======== Data lines ========

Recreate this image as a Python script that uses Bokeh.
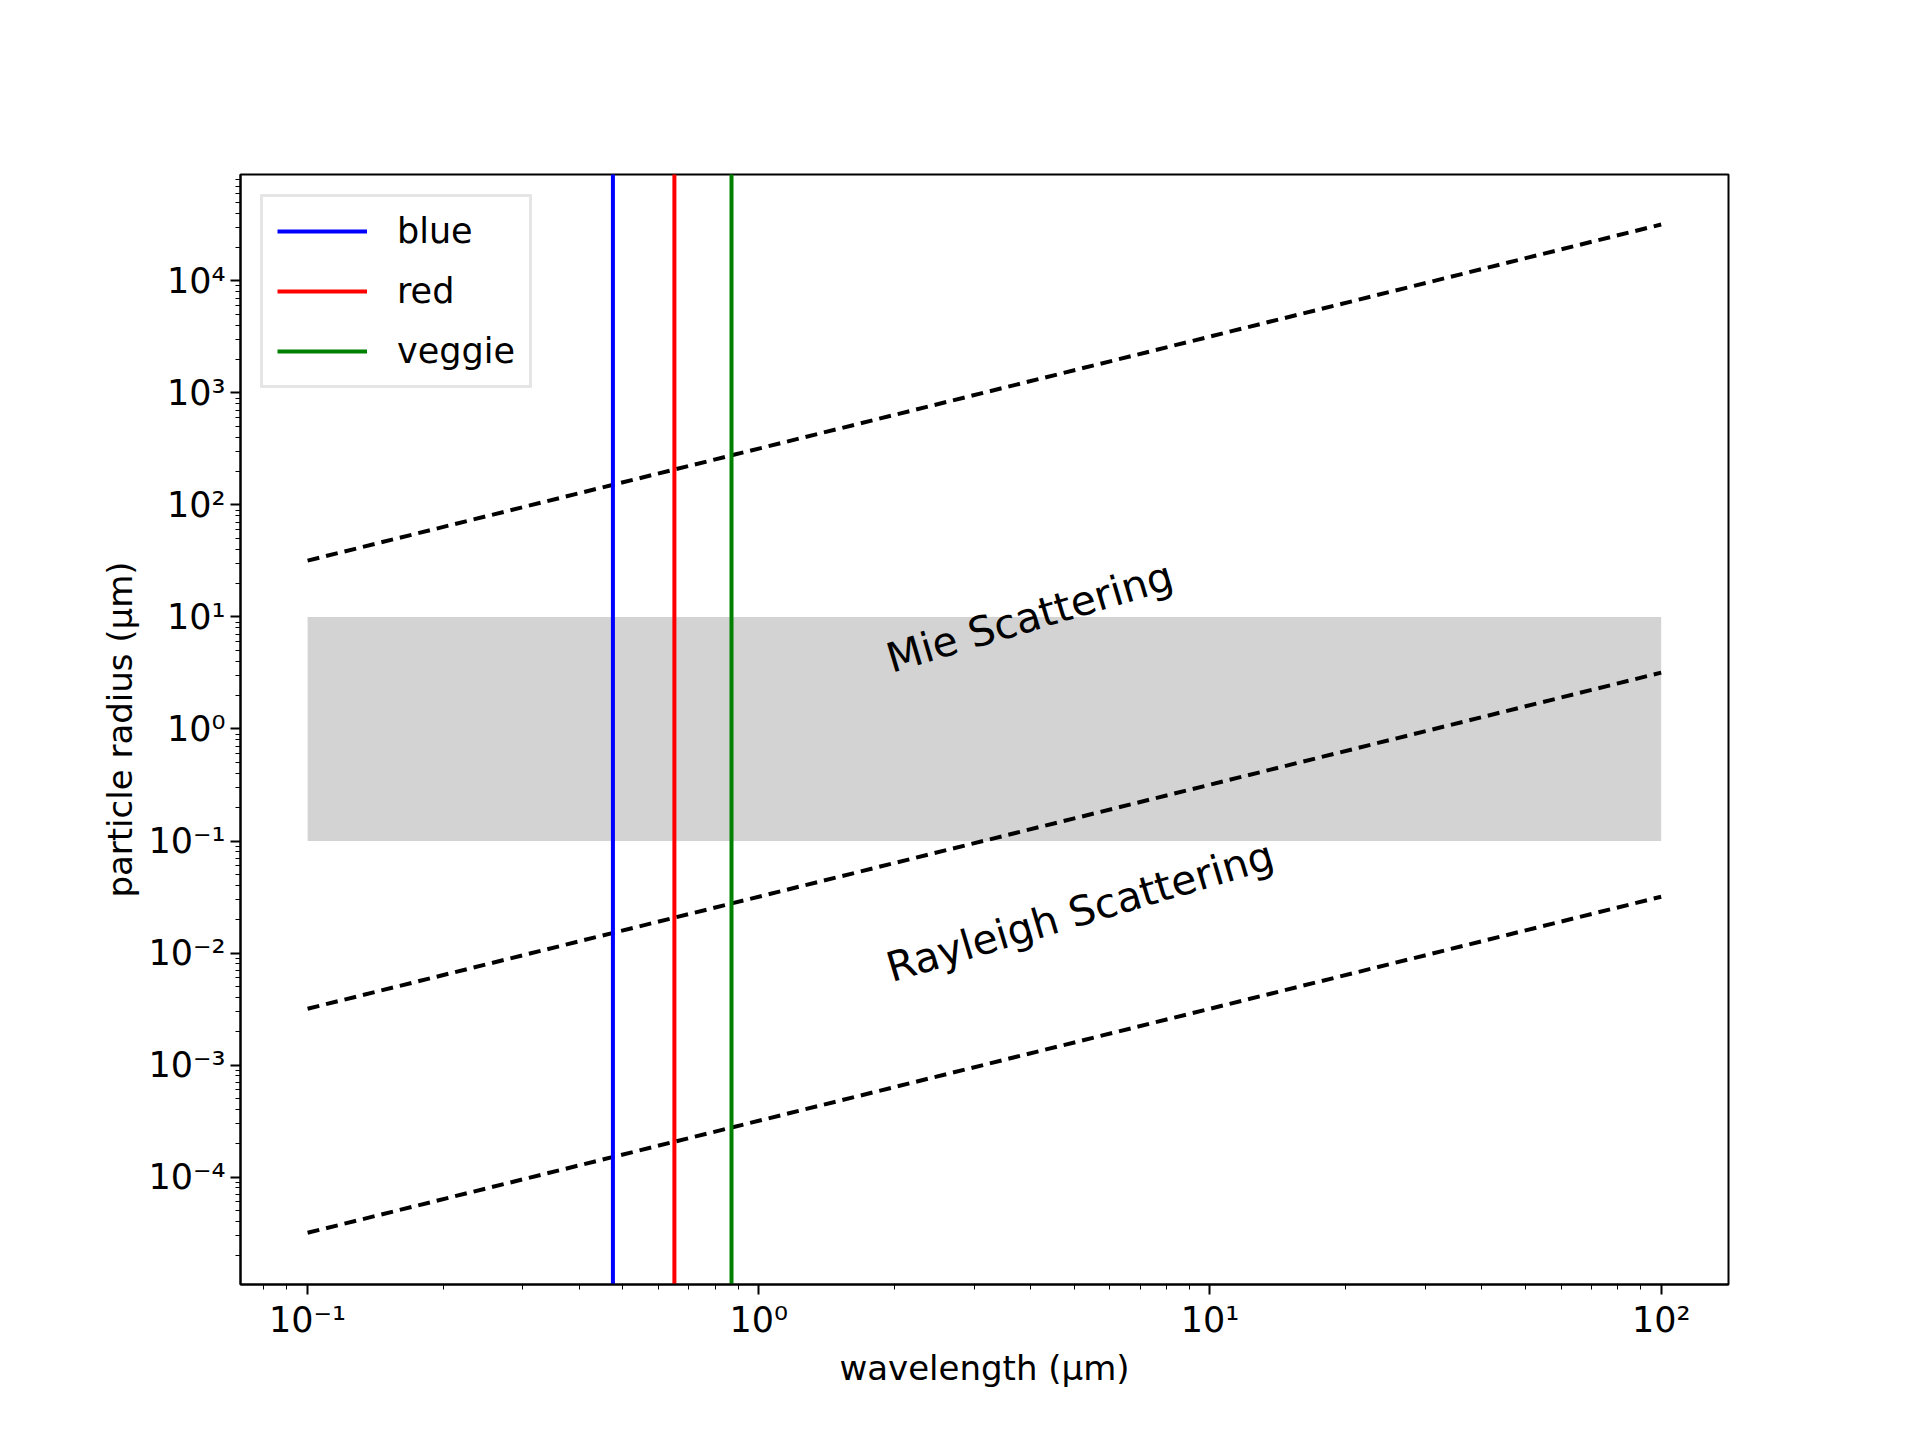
import numpy as np
from bokeh.plotting import figure
from bokeh.models import FixedTicker, Legend, LegendItem
from bokeh.core.properties import value
from bokeh.embed import file_html
from bokeh.resources import INLINE

wavelength = [0.1, 100.0]
size_params = [2000.0, 0.2, 0.002]
band_lo, band_hi = 0.1, 10.0
colour_names = ["blue", "red", "veggie"]
colour_waves = [0.475, 0.65, 0.87]
line_colours = ["blue", "red", "green"]
x_exps = [-1, 0, 1, 2]
y_exps = [-4, -3, -2, -1, 0, 1, 2, 3, 4]

SUP = str.maketrans("-0123456789", "⁻⁰¹²³⁴⁵⁶⁷⁸⁹")
def lab(e):
    return "10" + str(e).translate(SUP)

p = figure(width=1904, height=1424, x_axis_type="log", y_axis_type="log",
           x_range=(0.071, 141), y_range=(1.1e-5, 8.9e4),
           output_backend="svg", toolbar_location=None,
           min_border_left=240, min_border_right=176, min_border_top=174, min_border_bottom=140,
           x_axis_label="wavelength (μm)", y_axis_label="particle radius (μm)")
p.background_fill_color = "white"
p.grid.visible = False
p.outline_line_color = "black"
p.outline_line_width = 2

p.quad(left=wavelength[0], right=wavelength[1], bottom=band_lo, top=band_hi,
       color="#d3d3d3", line_color=None)

lam = np.array(wavelength)
for xp in size_params:
    p.line(lam, xp * lam / (2 * np.pi), line_color="black", line_width=4, line_dash="12 7")

items = []
for name, w, c in zip(colour_names, colour_waves, line_colours):
    r = p.line([w, w], [1e-6, 1e6], line_color=c, line_width=4)
    items.append(LegendItem(label=name, renderers=[r]))

ang = 0.29
p.text(x=[2.0], y=[2.6], text=["Mie Scattering"], angle=ang, text_font=value("DejaVu Sans"),
       text_font_size="41px", text_color="black", text_baseline="bottom")
p.text(x=[2.0], y=[0.0045], text=["Rayleigh Scattering"], angle=ang, text_font=value("DejaVu Sans"),
       text_font_size="41px", text_color="black", text_baseline="bottom")

leg = Legend(items=items, location="top_left", label_text_font_size="35px",
             label_text_font="DejaVu Sans", label_text_color="black",
             glyph_width=90, glyph_height=40, spacing=20, padding=14, margin=20,
             border_line_color="#cccccc", border_line_width=3, label_standoff=30)
p.add_layout(leg)

p.xaxis.ticker = FixedTicker(ticks=[10.0 ** e for e in x_exps],
                             minor_ticks=[m * 10.0 ** e for e in range(-2, 3) for m in range(2, 10)])
p.yaxis.ticker = FixedTicker(ticks=[10.0 ** e for e in y_exps],
                             minor_ticks=[m * 10.0 ** e for e in range(-6, 5) for m in range(2, 10)])
p.xaxis.major_label_overrides = {10.0 ** e: lab(e) for e in x_exps}
p.yaxis.major_label_overrides = {10.0 ** e: lab(e) for e in y_exps}
for ax in (p.xaxis, p.yaxis):
    ax.major_label_text_font_size = "35px"
    ax.major_label_text_font = "DejaVu Sans"
    ax.axis_label_text_font_size = "34px"
    ax.axis_label_text_font = "DejaVu Sans"
    ax.axis_label_text_font_style = "normal"
    ax.axis_label_text_color = "black"
    ax.major_tick_line_width = 2
    ax.major_tick_out = 10
    ax.major_tick_in = 0
    ax.minor_tick_out = 5
    ax.minor_tick_in = 0
    ax.axis_line_width = 2
    ax.major_label_text_color = "black"

open("out.html", "w").write(file_html(p, INLINE))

========

__Exercise prompt__
Set down again, exactly, the lines of the material above from its first line to the one with "p.outline_line_width = 2", inclusive. Leave the pictures out.

__Complete response__
Recreate this image as a Python script that uses Bokeh.
import numpy as np
from bokeh.plotting import figure
from bokeh.models import FixedTicker, Legend, LegendItem
from bokeh.core.properties import value
from bokeh.embed import file_html
from bokeh.resources import INLINE

wavelength = [0.1, 100.0]
size_params = [2000.0, 0.2, 0.002]
band_lo, band_hi = 0.1, 10.0
colour_names = ["blue", "red", "veggie"]
colour_waves = [0.475, 0.65, 0.87]
line_colours = ["blue", "red", "green"]
x_exps = [-1, 0, 1, 2]
y_exps = [-4, -3, -2, -1, 0, 1, 2, 3, 4]

SUP = str.maketrans("-0123456789", "⁻⁰¹²³⁴⁵⁶⁷⁸⁹")
def lab(e):
    return "10" + str(e).translate(SUP)

p = figure(width=1904, height=1424, x_axis_type="log", y_axis_type="log",
           x_range=(0.071, 141), y_range=(1.1e-5, 8.9e4),
           output_backend="svg", toolbar_location=None,
           min_border_left=240, min_border_right=176, min_border_top=174, min_border_bottom=140,
           x_axis_label="wavelength (μm)", y_axis_label="particle radius (μm)")
p.background_fill_color = "white"
p.grid.visible = False
p.outline_line_color = "black"
p.outline_line_width = 2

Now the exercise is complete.